I tried to use pdInfoBuilder to make a package with the platform information for a budding yeast tiling array from Affymetrix. I wanted to use this package together with Bioconductor's "oligo" package.
I downloaded these files from Affymetrix:
I made a package with the following code:
library(pdInfoBuilder) baseDir <- '/Users/EricF/projects/ISW2_FUN30/Yoshida_et_al_Pasero_BrdU_Mol_Cell_2014/s_cerevisiae_libraryfile/BPMAP' bpmap <- list.files(path = baseDir, pattern = '^\\S+_MR_\\S+bpmap$', full.names = TRUE) stopifnot(length(bpmap) == 1) cel <- list.files(path = baseDir, pattern = 'CEL$', full.names = TRUE) stopifnot(length(cel) == 1) seed <- new("AffyTilingPDInfoPkgSeed", bpmapFile = bpmap, celFile = cel, author = "Eric Foss", email = "firstname.lastname@example.org", biocViews = "AnnotationData", genomebuild = "sacCer1", organism = "Yeast", species = "Saccharomyces cerevisiae") makePdInfoPackage(seed, destDir = ".") install.packages('pd.sc03b.mr.v03', repos = NULL, type = 'source')

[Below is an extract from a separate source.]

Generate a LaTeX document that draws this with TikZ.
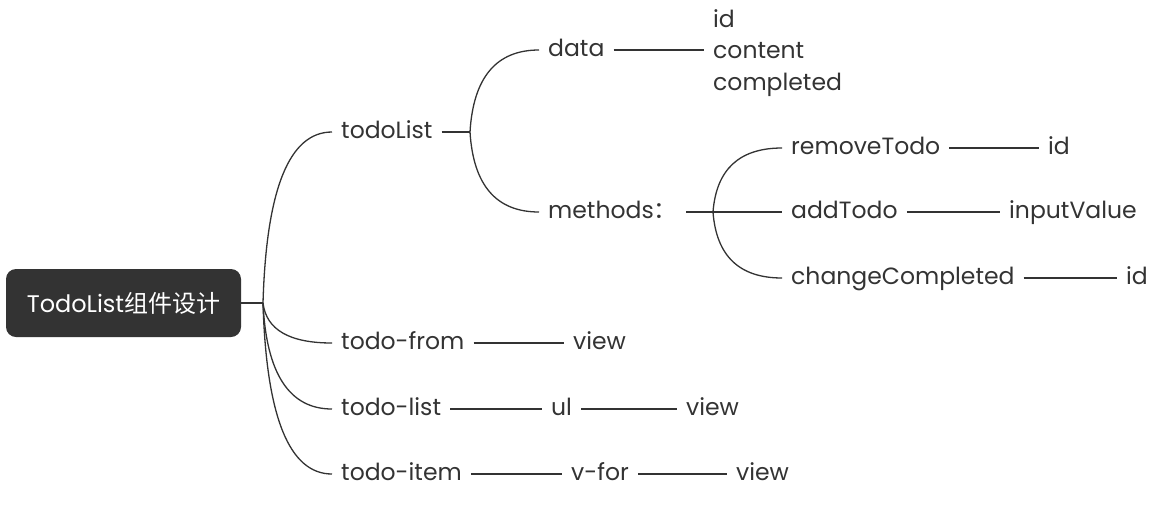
\documentclass[tikz,border=0pt]{standalone}
\usepackage{fontspec}
\setmainfont{Poppins}
\newfontfamily\cjk{Noto Sans CJK SC}
\usetikzlibrary{calc}
\definecolor{ink}{HTML}{333333}
\tikzset{
  lbl/.style={anchor=west, inner xsep=9pt, inner ysep=0pt, text=ink,
    text height=17pt, text depth=5pt,
    font=\fontsize{23.5}{26}\selectfont},
  multi/.style={anchor=west, inner xsep=9pt, inner ysep=0pt, text=ink, align=left,
    font=\fontsize{23.5}{31.5}\selectfont},
  conn/.style={draw=ink, line width=1.3pt},
  curve/.style={to path={let \p1=(\tikztostart), \p2=(\tikztotarget) in
    .. controls (\x1+3.3pt,{\y1+0.667*(\y2-\y1)}) and ({\x2+0.667*(\x1+5pt-\x2)},\y2) .. (\tikztotarget)}},
  rootbox/.style={fill=ink, text=white, rounded corners=10pt, minimum width=235pt,
    minimum height=68pt, inner sep=0pt, font=\fontsize{24}{26}\selectfont}
}
\begin{document}
\begin{tikzpicture}[x=1pt,y=-1pt]
\useasboundingbox (0,0) rectangle (1150,509);
% root
\node[rootbox] (root) at (123.5,303) {TodoList{\cjk 组件设计}};
\coordinate (b0) at (263,303);
\coordinate (b1) at (470,132);
\coordinate (b2) at (713,212);
% level 1
\node[lbl] (todoList) at (332,132) {todoList};
\node[lbl] (todofrom) at (332,343) {todo-from};
\node[lbl] (todolist) at (332,409) {todo-list};
\node[lbl] (todoitem) at (332,474) {todo-item};
% level 2
\node[lbl] (data) at (539,50) {data};
\node[lbl] (methods) at (539,212) {methods{\cjk ：}};
\node[multi] (fields) at (704,53) {id\\content\\completed};
\node[lbl] (remove) at (782,148) {removeTodo};
\node[lbl] (add) at (782,212) {addTodo};
\node[lbl] (change) at (782,278) {changeCompleted};
\node[lbl] (id1) at (1039,148) {id};
\node[lbl] (input) at (1000,212) {inputValue};
\node[lbl] (id2) at (1117,278) {id};
\node[lbl] (view1) at (564,343) {view};
\node[lbl] (ul) at (542,409) {ul};
\node[lbl] (view2) at (677,409) {view};
\node[lbl] (vfor) at (562,474) {v-for};
\node[lbl] (view3) at (727,474) {view};
% connectors
\draw[conn] (root.east) -- (b0);
\draw[conn] (b0) to[curve] (todoList.west);
\draw[conn] (b0) to[curve] (todofrom.west);
\draw[conn] (b0) to[curve] (todolist.west);
\draw[conn] (b0) to[curve] (todoitem.west);
\draw[conn] (todoList.east) -- (b1);
\draw[conn] (b1) to[curve] (data.west);
\draw[conn] (b1) to[curve] (methods.west);
\draw[conn] (data.east) -- (data.east -| fields.west);
\draw[conn] (methods.east) -- (b2);
\draw[conn] (b2) to[curve] (remove.west);
\draw[conn] (b2) -- (add.west);
\draw[conn] (b2) to[curve] (change.west);
\draw[conn] (remove.east) -- (id1.west);
\draw[conn] (add.east) -- (input.west);
\draw[conn] (change.east) -- (id2.west);
\draw[conn] (todofrom.east) -- (view1.west);
\draw[conn] (todolist.east) -- (ul.west);
\draw[conn] (ul.east) -- (view2.west);
\draw[conn] (todoitem.east) -- (vfor.west);
\draw[conn] (vfor.east) -- (view3.west);
\end{tikzpicture}
\end{document}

(I have done this both with the "_MF_" and with the "_MR_" .bpmap files, and I had identical problems with each.) Everything seemed to go well, although I did get 11 warnings, each of which was the following:
1: In result_fetch(res@ptr, n = n) : SQL statements must be issued with dbExecute() or dbSendStatement() instead of dbGetQuery() or dbSendQuery().
When I loaded the package with "library(pd.sc03b.mr.v03)", everything went smoothly. However, when I look at the lengths of the chromosomes, something is wrong: 5 out of the 16 chromosomes had maximum coordinates that were far greater than the length of the chromosome (e.g. almost twice the length of the entire genome for a single chromosome; the other 11 chromosomes had maximum coordinates that were reasonable). The code below shows an example of how I determined this.
fls <- list.files(pattern = 'CEL$') # 15 .CEL files from PMID 24856221 affyRaw <- read.celfiles(filenames = fls, pkgname = 'pd.sc03b.mr.v03') max(pmPosition(affyRaw)) # 23,944,040 -almost twice the length of the cerevisiae genome
My session info is pasted below:
> sessionInfo() R version 4.1.0 (2021-05-18) Platform: x86_64-apple-darwin17.0 (64-bit) Running under: macOS Big Sur 11.4 Matrix products: default LAPACK: /Library/Frameworks/R.framework/Versions/4.1/Resources/lib/libRlapack.dylib locale:  en_US.UTF-8/en_US.UTF-8/en_US.UTF-8/C/en_US.UTF-8/en_US.UTF-8 attached base packages:  stats4 parallel stats graphics grDevices utils datasets methods base other attached packages:  pd.sc03b.mr.v03_0.0.1 DBI_1.1.1 oligo_1.56.0 Biobase_2.52.0 oligoClasses_1.54.0 RSQLite_2.2.7  Biostrings_2.60.1 GenomeInfoDb_1.28.1 XVector_0.32.0 IRanges_2.26.0 S4Vectors_0.30.0 BiocGenerics_0.38.0 loaded via a namespace (and not attached):  Rcpp_1.0.6 BiocManager_1.30.16 compiler_4.1.0 MatrixGenerics_1.4.0 bitops_1.0-7  iterators_1.0.13 tools_4.1.0 zlibbioc_1.38.0 bit_4.0.4 preprocessCore_1.54.0  memoise_2.0.0 lattice_0.20-44 ff_4.0.4 pkgconfig_2.0.3 rlang_0.4.11  Matrix_1.3-4 foreach_1.5.1 DelayedArray_0.18.0 rstudioapi_0.13 fastmap_1.1.0  GenomeInfoDbData_1.2.6 affxparser_1.64.0 vctrs_0.3.8 bit64_4.0.5 grid_4.1.0  blob_1.2.1 splines_4.1.0 codetools_0.2-18 matrixStats_0.59.0 GenomicRanges_1.44.0  SummarizedExperiment_1.22.0 RCurl_1.98-1.3 cachem_1.0.5 crayon_1.4.1 affyio_1.62.0 >
I would very much appreciate any suggestions for fixing this problem.